--- Begin ---

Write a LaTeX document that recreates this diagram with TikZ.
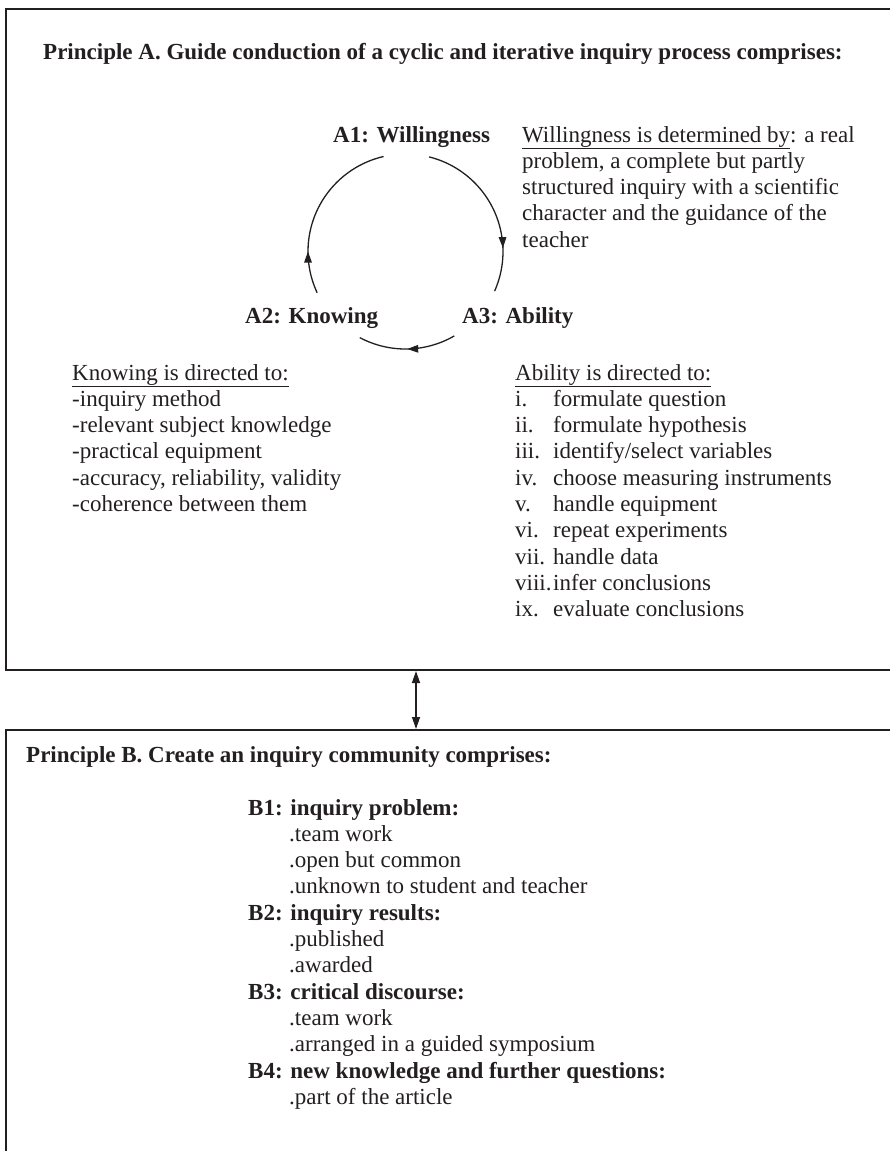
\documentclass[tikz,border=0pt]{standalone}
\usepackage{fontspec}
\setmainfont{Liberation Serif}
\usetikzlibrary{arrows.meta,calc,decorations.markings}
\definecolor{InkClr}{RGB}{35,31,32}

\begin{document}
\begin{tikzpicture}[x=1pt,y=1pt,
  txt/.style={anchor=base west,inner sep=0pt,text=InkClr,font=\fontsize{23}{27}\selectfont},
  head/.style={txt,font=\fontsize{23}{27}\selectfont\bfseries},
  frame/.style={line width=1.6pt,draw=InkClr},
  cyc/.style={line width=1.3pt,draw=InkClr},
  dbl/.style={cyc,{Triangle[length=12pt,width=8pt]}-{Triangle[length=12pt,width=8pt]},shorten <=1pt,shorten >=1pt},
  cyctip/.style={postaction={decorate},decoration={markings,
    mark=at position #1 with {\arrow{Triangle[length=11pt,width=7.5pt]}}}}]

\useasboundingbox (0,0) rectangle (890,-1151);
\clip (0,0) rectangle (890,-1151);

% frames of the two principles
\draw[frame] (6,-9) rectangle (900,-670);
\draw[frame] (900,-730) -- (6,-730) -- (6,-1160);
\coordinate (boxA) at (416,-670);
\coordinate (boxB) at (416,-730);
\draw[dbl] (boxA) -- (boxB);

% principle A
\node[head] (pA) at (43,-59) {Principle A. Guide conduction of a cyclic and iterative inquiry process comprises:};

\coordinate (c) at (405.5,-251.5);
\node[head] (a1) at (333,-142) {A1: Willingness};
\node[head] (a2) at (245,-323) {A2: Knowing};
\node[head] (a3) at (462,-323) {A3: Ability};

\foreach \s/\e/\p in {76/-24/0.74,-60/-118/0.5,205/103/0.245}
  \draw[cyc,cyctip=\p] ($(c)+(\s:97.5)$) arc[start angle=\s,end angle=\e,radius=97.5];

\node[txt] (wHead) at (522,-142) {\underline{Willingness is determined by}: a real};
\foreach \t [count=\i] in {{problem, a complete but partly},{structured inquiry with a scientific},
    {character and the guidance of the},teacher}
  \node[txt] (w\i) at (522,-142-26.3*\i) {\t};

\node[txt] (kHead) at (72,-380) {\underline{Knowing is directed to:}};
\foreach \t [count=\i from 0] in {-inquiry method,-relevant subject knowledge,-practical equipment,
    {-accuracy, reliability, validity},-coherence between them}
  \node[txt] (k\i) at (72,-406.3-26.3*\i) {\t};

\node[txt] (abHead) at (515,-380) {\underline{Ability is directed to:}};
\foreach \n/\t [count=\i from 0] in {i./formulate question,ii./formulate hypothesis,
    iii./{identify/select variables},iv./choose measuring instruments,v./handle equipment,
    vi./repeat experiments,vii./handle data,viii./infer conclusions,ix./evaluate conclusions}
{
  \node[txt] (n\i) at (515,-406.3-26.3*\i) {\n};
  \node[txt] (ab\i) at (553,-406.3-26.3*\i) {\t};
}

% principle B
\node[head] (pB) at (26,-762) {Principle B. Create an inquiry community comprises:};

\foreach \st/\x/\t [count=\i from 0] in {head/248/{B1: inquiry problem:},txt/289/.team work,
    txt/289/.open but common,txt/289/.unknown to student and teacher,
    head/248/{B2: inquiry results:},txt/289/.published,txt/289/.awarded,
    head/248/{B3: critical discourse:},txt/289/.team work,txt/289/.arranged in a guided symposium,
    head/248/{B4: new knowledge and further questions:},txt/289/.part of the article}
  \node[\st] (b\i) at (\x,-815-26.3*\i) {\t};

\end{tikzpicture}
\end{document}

--- End ---

_Your goal_
All of the material above needs to be restated exactly, with no pictures.

_Output_
Write a LaTeX document that recreates this diagram with TikZ.
\documentclass[tikz,border=0pt]{standalone}
\usepackage{fontspec}
\setmainfont{Liberation Serif}
\usetikzlibrary{arrows.meta,calc,decorations.markings}
\definecolor{InkClr}{RGB}{35,31,32}

\begin{document}
\begin{tikzpicture}[x=1pt,y=1pt,
  txt/.style={anchor=base west,inner sep=0pt,text=InkClr,font=\fontsize{23}{27}\selectfont},
  head/.style={txt,font=\fontsize{23}{27}\selectfont\bfseries},
  frame/.style={line width=1.6pt,draw=InkClr},
  cyc/.style={line width=1.3pt,draw=InkClr},
  dbl/.style={cyc,{Triangle[length=12pt,width=8pt]}-{Triangle[length=12pt,width=8pt]},shorten <=1pt,shorten >=1pt},
  cyctip/.style={postaction={decorate},decoration={markings,
    mark=at position #1 with {\arrow{Triangle[length=11pt,width=7.5pt]}}}}]

\useasboundingbox (0,0) rectangle (890,-1151);
\clip (0,0) rectangle (890,-1151);

% frames of the two principles
\draw[frame] (6,-9) rectangle (900,-670);
\draw[frame] (900,-730) -- (6,-730) -- (6,-1160);
\coordinate (boxA) at (416,-670);
\coordinate (boxB) at (416,-730);
\draw[dbl] (boxA) -- (boxB);

% principle A
\node[head] (pA) at (43,-59) {Principle A. Guide conduction of a cyclic and iterative inquiry process comprises:};

\coordinate (c) at (405.5,-251.5);
\node[head] (a1) at (333,-142) {A1: Willingness};
\node[head] (a2) at (245,-323) {A2: Knowing};
\node[head] (a3) at (462,-323) {A3: Ability};

\foreach \s/\e/\p in {76/-24/0.74,-60/-118/0.5,205/103/0.245}
  \draw[cyc,cyctip=\p] ($(c)+(\s:97.5)$) arc[start angle=\s,end angle=\e,radius=97.5];

\node[txt] (wHead) at (522,-142) {\underline{Willingness is determined by}: a real};
\foreach \t [count=\i] in {{problem, a complete but partly},{structured inquiry with a scientific},
    {character and the guidance of the},teacher}
  \node[txt] (w\i) at (522,-142-26.3*\i) {\t};

\node[txt] (kHead) at (72,-380) {\underline{Knowing is directed to:}};
\foreach \t [count=\i from 0] in {-inquiry method,-relevant subject knowledge,-practical equipment,
    {-accuracy, reliability, validity},-coherence between them}
  \node[txt] (k\i) at (72,-406.3-26.3*\i) {\t};

\node[txt] (abHead) at (515,-380) {\underline{Ability is directed to:}};
\foreach \n/\t [count=\i from 0] in {i./formulate question,ii./formulate hypothesis,
    iii./{identify/select variables},iv./choose measuring instruments,v./handle equipment,
    vi./repeat experiments,vii./handle data,viii./infer conclusions,ix./evaluate conclusions}
{
  \node[txt] (n\i) at (515,-406.3-26.3*\i) {\n};
  \node[txt] (ab\i) at (553,-406.3-26.3*\i) {\t};
}

% principle B
\node[head] (pB) at (26,-762) {Principle B. Create an inquiry community comprises:};

\foreach \st/\x/\t [count=\i from 0] in {head/248/{B1: inquiry problem:},txt/289/.team work,
    txt/289/.open but common,txt/289/.unknown to student and teacher,
    head/248/{B2: inquiry results:},txt/289/.published,txt/289/.awarded,
    head/248/{B3: critical discourse:},txt/289/.team work,txt/289/.arranged in a guided symposium,
    head/248/{B4: new knowledge and further questions:},txt/289/.part of the article}
  \node[\st] (b\i) at (\x,-815-26.3*\i) {\t};

\end{tikzpicture}
\end{document}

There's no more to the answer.